DIRECTIONS >> Write out nothing but the lines from the first line of the entries below through the line with "(0,0) rectangle (1811,618);"; no pictures go in.

(Source data)
======

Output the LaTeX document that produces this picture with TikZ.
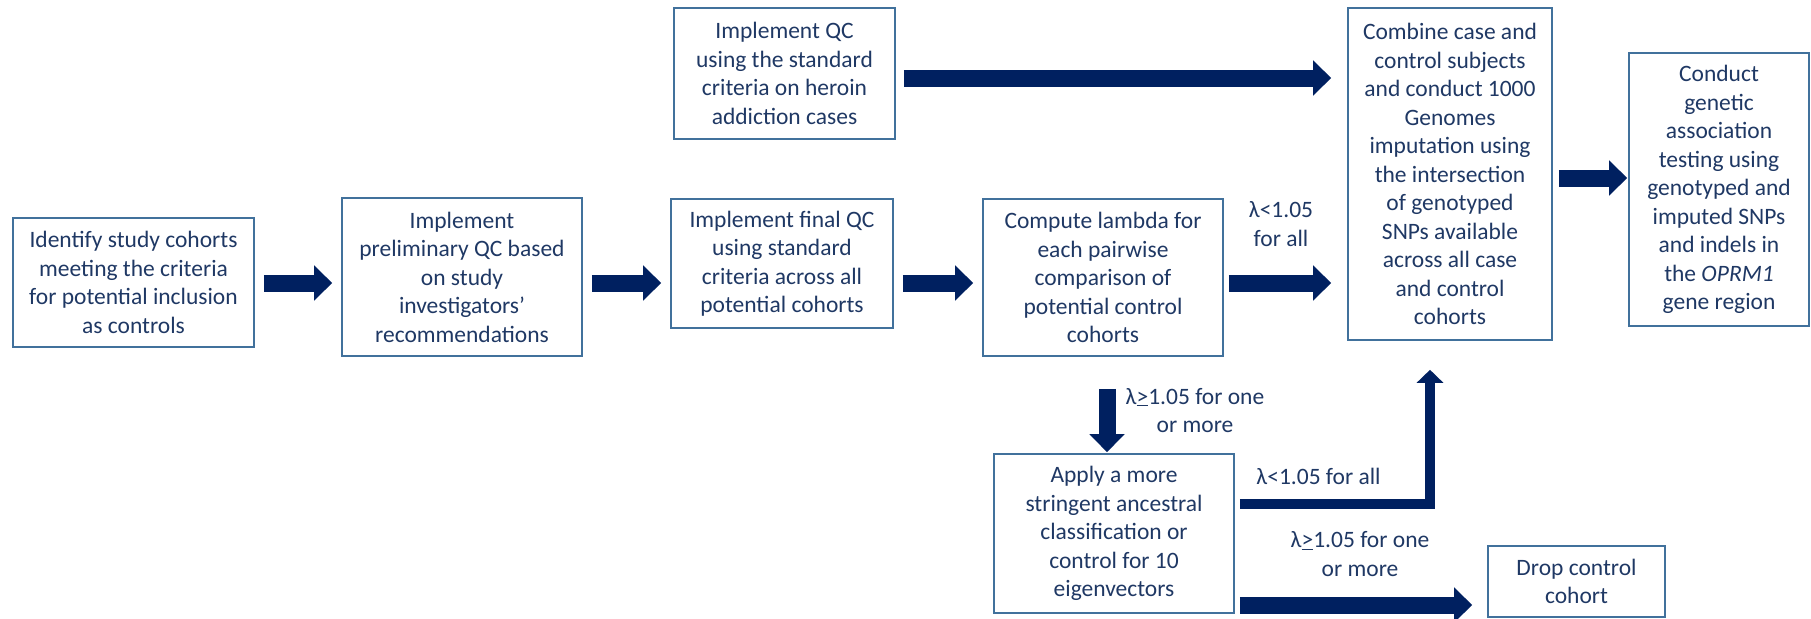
\documentclass[tikz,border=0pt]{standalone}
\usepackage{fontspec}
\setmainfont{Carlito}
\usetikzlibrary{arrows.meta}

\definecolor{boxedge}{HTML}{41719C}
\definecolor{inktext}{HTML}{1F3864}
\definecolor{navy}{HTML}{002060}

\tikzset{
  stepbox/.style 2 args={draw=boxedge, line width=1.6pt, text=inktext,
    align=center, inner sep=0pt, minimum width=#1, minimum height=#2,
    font=\fontsize{23.5}{28.5}\selectfont},
  cond/.style={text=inktext, align=center, font=\fontsize{23.5}{28.5}\selectfont},
  fat/.style={navy, line width=17pt, -{Triangle[length=18pt,width=34pt]},
    shorten <=9pt, shorten >=9pt},
  slim/.style={navy, line width=10pt, -{Triangle[length=13pt,width=26pt]}},
}

\begin{document}
\begin{tikzpicture}[x=1pt, y=-1pt]
    \useasboundingbox (0,0) rectangle (1811,618);

    \node[stepbox={241pt}{129pt}] (identify) at (133.5,282.5)
      {Identify study cohorts\\meeting the criteria\\for potential inclusion\\as controls};
    \node[stepbox={240pt}{158pt}] (prelim) at (462,277)
      {Implement\\preliminary QC based\\on study\\investigators’\\recommendations};
    \node[stepbox={221pt}{131pt}] (caseqc) at (784.5,73.5)
      {Implement QC\\using the standard\\criteria on heroin\\addiction cases};
    \node[stepbox={222pt}{129pt}] (finalqc) at (782,263.5)
      {Implement final QC\\using standard\\criteria across all\\potential cohorts};
    \node[stepbox={240pt}{157pt}] (lambda) at (1103,277.5)
      {Compute lambda for\\each pairwise\\comparison of\\potential control\\cohorts};
    \node[stepbox={204pt}{332pt}] (combine) at (1450,174)
      {Combine case and\\control subjects\\and conduct 1000\\Genomes\\imputation using\\the intersection\\of genotyped\\SNPs available\\across all case\\and control\\cohorts};
    \node[stepbox={180pt}{273pt}] (assoc) at (1719,189.5)
      {Conduct\\genetic\\association\\testing using\\genotyped and\\imputed SNPs\\and indels in\\the \textit{OPRM1}\\gene region};
    \node[stepbox={240pt}{159pt}] (ancestry) at (1114,533.5)
      {Apply a more\\stringent ancestral\\classification or\\control for 10\\eigenvectors};
    \node[stepbox={177pt}{71pt}] (drop) at (1576.5,581.5)
      {Drop control\\cohort};

    % conditions on the lambda checks
    \node[cond] (passA) at (1281,224) {λ<1.05\\for all};
    \node[cond] (failA) at (1195,410.5) {λ\underline{>}1.05 for one\\or more};
    \node[cond] (passB) at (1318.5,476) {λ<1.05 for all};
    \node[cond] (failB) at (1360,554) {λ\underline{>}1.05 for one\\or more};

    \coordinate (toprow) at (0,78);
    \coordinate (midrow) at (0,283);
    \coordinate (outrow) at (0,178);
    \coordinate (droprow) at (0,605);
    \coordinate (downcol) at (1107,0);
    \coordinate (bend) at (1430,504);

    \draw[fat] (identify.east |- midrow) -- (prelim.west |- midrow);
    \draw[fat] (prelim.east |- midrow) -- (finalqc.west |- midrow);
    \draw[fat] (finalqc.east |- midrow) -- (lambda.west |- midrow);
    \draw[fat, shorten <=5pt, shorten >=16pt] (lambda.east |- midrow) -- (combine.west |- midrow);
    \draw[fat, shorten <=8pt, shorten >=16pt] (caseqc.east |- toprow) -- (combine.west |- toprow);
    \draw[fat, shorten <=6pt, shorten >=1pt] (combine.east |- outrow) -- (assoc.west |- outrow);
    \draw[fat, shorten <=32pt, shorten >=1pt] (lambda.south -| downcol) -- (ancestry.north -| downcol);
    \draw[fat, shorten <=5pt, shorten >=15pt] (ancestry.east |- droprow) -- (drop.west |- droprow);
    \draw[slim, shorten <=5pt, shorten >=29pt] (ancestry.east |- bend) -| (combine.south -| bend);
\end{tikzpicture}
\end{document}
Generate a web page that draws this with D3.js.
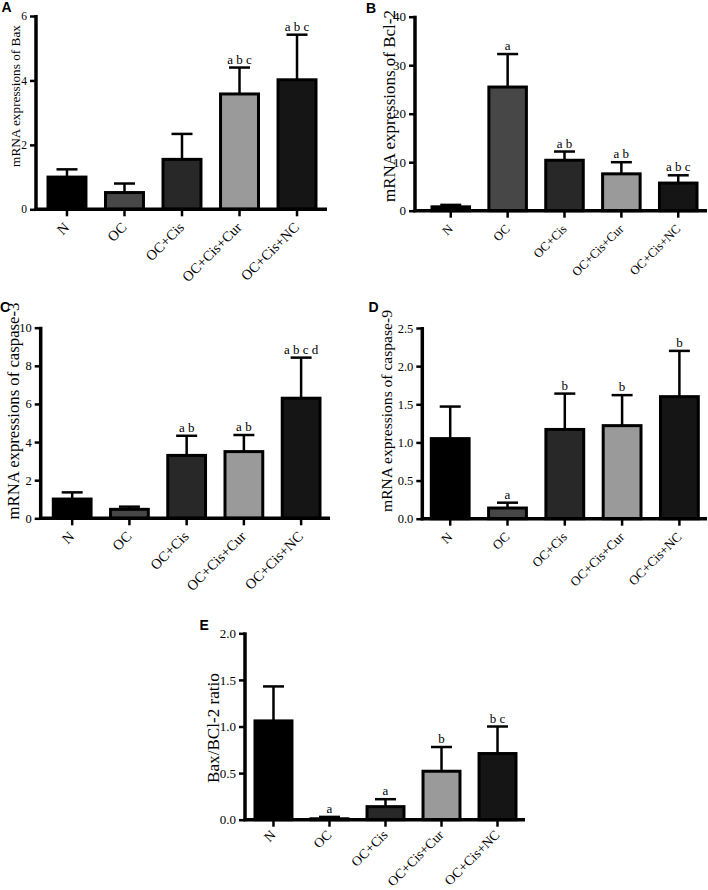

======

EXERCISE ANSWER >>
Output the LaTeX document that produces this picture with TikZ.
\documentclass[tikz,border=0pt]{standalone}
\usepackage{fontspec}
\setmainfont{Carlito}
\usetikzlibrary{arrows.meta}

\definecolor{boxedge}{HTML}{41719C}
\definecolor{inktext}{HTML}{1F3864}
\definecolor{navy}{HTML}{002060}

\tikzset{
  stepbox/.style 2 args={draw=boxedge, line width=1.6pt, text=inktext,
    align=center, inner sep=0pt, minimum width=#1, minimum height=#2,
    font=\fontsize{23.5}{28.5}\selectfont},
  cond/.style={text=inktext, align=center, font=\fontsize{23.5}{28.5}\selectfont},
  fat/.style={navy, line width=17pt, -{Triangle[length=18pt,width=34pt]},
    shorten <=9pt, shorten >=9pt},
  slim/.style={navy, line width=10pt, -{Triangle[length=13pt,width=26pt]}},
}

\begin{document}
\begin{tikzpicture}[x=1pt, y=-1pt]
    \useasboundingbox (0,0) rectangle (1811,618);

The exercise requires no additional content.